Restoration replaces development and management with engagement. It values uniqueness over consistency, participation over control, and surprise over predictability. These lead to a focus on interdependence, on market generosity, on cooperative and communal structures, and on the power of un-credentialed voices. Where the business perspective is seemingly good for privatization, the communal and neighborhood perspective serves the common good. This perspective gives power to reform. It gives power to citizens. And in fact is the only process where reform has taken hold.


The business perspective have been ideologically reinforced, over time, through four disciplines, each with a set of taken for granted beliefs about people and society that hold the current system in place. These beliefs are decisive in creating the structures that channel our thinking and our actions. They inform how we live together as a society. If we want to create a new context for community restoration we have to see clearly the current dominant context through the eyes of certain core disciplines:

5.2.1 Economics

5.2.2 Faith/Theology

5.2.3 Journalism

5.2.4 Architecture/Space Design

These disciplines are the main support for the context or container for how we attempt to make things better. All together these are becoming the intellectual building blocks for the commons. One by one we can rearrange them.
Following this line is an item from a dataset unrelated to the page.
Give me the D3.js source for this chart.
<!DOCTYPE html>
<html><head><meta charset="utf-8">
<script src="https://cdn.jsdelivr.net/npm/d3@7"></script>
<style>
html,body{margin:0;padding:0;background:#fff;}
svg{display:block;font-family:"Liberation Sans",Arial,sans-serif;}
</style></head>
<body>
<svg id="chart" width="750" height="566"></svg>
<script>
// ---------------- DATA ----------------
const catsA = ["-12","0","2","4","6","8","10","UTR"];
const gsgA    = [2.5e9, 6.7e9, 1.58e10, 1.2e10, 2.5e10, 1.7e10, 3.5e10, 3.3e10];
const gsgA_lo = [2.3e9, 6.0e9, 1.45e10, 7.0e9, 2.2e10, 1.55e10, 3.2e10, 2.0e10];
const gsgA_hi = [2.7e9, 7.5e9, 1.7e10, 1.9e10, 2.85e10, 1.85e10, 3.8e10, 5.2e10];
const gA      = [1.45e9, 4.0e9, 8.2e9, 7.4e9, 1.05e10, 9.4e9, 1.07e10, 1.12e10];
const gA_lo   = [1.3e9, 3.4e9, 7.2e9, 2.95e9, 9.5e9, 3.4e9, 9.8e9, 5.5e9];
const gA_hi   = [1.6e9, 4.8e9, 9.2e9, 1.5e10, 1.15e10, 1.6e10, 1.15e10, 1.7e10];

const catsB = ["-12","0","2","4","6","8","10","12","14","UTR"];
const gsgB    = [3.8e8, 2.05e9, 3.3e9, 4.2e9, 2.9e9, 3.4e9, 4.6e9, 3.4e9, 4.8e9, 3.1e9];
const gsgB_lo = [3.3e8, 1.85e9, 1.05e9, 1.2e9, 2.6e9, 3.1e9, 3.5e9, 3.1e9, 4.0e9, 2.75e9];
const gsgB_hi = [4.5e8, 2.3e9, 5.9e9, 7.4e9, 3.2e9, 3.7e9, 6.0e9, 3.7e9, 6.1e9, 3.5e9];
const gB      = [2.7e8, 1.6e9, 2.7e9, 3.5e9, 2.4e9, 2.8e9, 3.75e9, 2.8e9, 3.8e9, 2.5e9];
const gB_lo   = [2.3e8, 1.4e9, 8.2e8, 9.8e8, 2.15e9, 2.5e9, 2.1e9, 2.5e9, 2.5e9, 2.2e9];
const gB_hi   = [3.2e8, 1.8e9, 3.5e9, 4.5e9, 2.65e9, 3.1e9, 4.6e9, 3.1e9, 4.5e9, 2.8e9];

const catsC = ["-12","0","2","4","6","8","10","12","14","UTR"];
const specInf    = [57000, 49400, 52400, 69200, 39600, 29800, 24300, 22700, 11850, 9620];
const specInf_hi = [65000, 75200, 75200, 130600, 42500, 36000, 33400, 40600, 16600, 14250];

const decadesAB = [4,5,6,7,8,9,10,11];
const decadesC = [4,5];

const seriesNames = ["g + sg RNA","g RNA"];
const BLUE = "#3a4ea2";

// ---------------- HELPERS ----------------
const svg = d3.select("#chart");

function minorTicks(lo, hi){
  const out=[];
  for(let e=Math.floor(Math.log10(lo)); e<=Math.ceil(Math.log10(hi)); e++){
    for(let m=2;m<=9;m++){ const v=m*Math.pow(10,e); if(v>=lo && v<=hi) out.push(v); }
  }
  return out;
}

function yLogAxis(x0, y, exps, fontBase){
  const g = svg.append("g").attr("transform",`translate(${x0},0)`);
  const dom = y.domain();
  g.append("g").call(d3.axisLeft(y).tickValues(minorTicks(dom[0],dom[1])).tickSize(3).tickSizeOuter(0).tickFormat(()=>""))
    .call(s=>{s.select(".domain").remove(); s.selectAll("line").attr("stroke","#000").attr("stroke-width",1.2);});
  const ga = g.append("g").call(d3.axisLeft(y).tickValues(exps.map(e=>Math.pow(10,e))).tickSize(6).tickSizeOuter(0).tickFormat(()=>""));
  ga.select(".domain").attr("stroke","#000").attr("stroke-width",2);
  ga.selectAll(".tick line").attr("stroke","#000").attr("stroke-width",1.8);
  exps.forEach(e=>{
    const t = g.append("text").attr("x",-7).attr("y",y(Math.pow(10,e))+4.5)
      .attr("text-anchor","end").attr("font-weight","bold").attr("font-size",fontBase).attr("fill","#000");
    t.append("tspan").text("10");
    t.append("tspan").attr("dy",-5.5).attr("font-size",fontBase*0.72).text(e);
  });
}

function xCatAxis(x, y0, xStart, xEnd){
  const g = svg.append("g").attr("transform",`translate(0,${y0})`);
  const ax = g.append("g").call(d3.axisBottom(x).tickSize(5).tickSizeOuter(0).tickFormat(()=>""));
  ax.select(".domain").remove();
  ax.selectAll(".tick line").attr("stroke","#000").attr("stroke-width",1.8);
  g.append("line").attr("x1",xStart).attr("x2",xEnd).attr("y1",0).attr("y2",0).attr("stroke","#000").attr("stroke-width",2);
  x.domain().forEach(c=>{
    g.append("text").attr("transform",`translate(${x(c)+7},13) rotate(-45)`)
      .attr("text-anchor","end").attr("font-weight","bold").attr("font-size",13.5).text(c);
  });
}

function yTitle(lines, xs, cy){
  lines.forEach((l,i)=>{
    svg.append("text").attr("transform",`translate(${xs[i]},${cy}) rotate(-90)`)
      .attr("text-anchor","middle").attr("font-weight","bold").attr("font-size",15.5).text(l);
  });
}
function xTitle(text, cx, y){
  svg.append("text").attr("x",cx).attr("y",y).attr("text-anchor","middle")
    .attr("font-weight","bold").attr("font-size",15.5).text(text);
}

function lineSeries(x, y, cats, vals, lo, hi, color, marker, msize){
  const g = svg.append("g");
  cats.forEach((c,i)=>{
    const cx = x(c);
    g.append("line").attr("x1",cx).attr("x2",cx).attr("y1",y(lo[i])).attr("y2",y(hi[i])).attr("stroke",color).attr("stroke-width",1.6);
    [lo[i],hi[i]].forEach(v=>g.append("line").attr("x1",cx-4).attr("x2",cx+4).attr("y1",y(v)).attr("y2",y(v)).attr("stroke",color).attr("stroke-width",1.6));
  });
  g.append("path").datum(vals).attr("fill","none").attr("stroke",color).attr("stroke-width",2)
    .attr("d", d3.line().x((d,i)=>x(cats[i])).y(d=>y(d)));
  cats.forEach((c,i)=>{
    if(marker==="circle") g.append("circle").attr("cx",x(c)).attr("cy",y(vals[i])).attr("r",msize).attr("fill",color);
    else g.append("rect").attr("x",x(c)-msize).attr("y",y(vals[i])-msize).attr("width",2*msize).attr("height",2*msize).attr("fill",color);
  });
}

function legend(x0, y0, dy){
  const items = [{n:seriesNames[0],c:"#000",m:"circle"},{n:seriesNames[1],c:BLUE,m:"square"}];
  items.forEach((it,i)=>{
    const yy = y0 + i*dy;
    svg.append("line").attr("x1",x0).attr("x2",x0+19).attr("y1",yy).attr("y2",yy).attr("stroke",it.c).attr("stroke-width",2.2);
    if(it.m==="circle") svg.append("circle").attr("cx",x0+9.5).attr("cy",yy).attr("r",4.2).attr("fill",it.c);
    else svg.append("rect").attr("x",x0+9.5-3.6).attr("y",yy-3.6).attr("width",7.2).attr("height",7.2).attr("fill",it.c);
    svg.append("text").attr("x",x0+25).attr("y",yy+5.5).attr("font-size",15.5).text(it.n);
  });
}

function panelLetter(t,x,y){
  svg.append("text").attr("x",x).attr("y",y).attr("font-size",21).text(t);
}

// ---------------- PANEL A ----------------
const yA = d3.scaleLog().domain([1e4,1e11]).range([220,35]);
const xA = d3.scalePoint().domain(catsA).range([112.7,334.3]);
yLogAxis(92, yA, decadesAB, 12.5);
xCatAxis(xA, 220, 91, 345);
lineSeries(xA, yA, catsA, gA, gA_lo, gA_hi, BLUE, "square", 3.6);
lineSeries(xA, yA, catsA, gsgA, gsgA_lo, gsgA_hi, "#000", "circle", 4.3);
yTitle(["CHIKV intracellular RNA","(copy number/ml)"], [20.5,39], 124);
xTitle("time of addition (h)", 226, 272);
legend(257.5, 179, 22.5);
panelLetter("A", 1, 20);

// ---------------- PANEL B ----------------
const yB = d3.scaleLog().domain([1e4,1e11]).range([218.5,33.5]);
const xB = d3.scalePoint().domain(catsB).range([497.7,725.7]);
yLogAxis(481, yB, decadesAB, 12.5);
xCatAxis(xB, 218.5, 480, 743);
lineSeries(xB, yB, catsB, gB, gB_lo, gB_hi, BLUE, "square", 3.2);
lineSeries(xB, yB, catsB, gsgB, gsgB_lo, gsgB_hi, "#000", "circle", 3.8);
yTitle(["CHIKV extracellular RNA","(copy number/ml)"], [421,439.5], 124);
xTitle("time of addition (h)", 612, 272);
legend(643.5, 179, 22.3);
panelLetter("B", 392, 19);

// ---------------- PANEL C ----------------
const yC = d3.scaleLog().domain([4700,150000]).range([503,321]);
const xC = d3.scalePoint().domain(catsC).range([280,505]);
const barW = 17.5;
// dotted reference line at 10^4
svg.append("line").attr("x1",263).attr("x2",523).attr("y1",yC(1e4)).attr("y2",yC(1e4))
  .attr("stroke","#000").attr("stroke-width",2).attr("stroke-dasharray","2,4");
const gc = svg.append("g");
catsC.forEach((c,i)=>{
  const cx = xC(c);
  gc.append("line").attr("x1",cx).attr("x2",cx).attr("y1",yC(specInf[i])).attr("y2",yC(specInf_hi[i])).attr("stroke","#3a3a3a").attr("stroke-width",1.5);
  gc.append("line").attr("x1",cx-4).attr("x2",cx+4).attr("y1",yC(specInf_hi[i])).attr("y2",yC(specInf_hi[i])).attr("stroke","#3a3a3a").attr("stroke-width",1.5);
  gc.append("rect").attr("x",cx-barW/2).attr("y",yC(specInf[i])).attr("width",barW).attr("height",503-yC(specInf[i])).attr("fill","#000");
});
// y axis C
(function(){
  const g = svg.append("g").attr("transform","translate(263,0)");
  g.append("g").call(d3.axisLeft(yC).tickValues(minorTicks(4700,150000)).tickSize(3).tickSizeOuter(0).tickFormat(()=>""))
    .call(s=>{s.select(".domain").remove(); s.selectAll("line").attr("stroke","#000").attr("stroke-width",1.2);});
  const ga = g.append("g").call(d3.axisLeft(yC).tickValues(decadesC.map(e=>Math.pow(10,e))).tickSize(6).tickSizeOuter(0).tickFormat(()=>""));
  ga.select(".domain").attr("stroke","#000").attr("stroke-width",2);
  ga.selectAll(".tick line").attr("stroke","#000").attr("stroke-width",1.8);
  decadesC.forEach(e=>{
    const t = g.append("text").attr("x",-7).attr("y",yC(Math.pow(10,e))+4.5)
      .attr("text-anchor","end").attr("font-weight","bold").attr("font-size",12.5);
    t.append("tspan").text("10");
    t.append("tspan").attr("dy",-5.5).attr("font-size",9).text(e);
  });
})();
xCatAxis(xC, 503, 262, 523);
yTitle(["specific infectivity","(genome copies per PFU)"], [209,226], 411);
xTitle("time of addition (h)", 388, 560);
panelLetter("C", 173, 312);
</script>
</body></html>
In a word is a world and so reflecting on our language is critical to restoring the commons. Reconstructing the language in the core disciplines is critical to communal restoration, for they create the patterns for much of our way of being in the world. They create and explain the world for us. They constitute much of the collective consciousness and what we accept as conventional wisdom.


The reconstruction has begun within each discipline; we see that there already are alternative narratives in place. There are an economics of generosity, a theology of the commons, an architecture of aliveness, and generative journalism. Each believes in the common good and in the primacy of citizens to engage with each other in determining their future. Each advocates the centrality of relatedness and the fact of abundance. We want to publicize and immerse ourselves in the voices that are igniting and creating a new narrative for each discipline:

5.4.1 Olivia Saunders/Edgar Cahn/Jonathan Rowe/Marjorie Kelly/Peter Barnes in economics,

5.4.2 Walter Brueggemann and Jacques Ellul in theology,

5.4.3 Peter Pula/Peggy Holman in journalism,

5.4.4 Christopher Alexander in architecture.


There are people in leadership positions initiating social changes and inventions focused on communal restoration in support of the commons. These are community builders around the world that are lifting us into this future. You would never know it from their job titles: City Manager, Urban Planner, Social Entrepreneur, Strategy Consultant, School Board Member, Artist, Social Worker, Mother, Police Chief, Farmer, Surgeon, Union Organizer, Teacher, Disabilities Activist, Museum Director and Commissioner of Tourism. All of them realize that if they want to achieve results on the toughest problems, community building is central to that aspiration. They work with the communal focus in mind and are inventing the methodologies of restoration.

These people are acting on the alternative narrative that transformation occurs through gift-mindedness, welcoming the stranger, and deepening associational life among citizens. As they shift the context and the language from individual to community, from scarcity to abundance, from self-interest to generosity, from management to engagement, they change the world. This is our audience.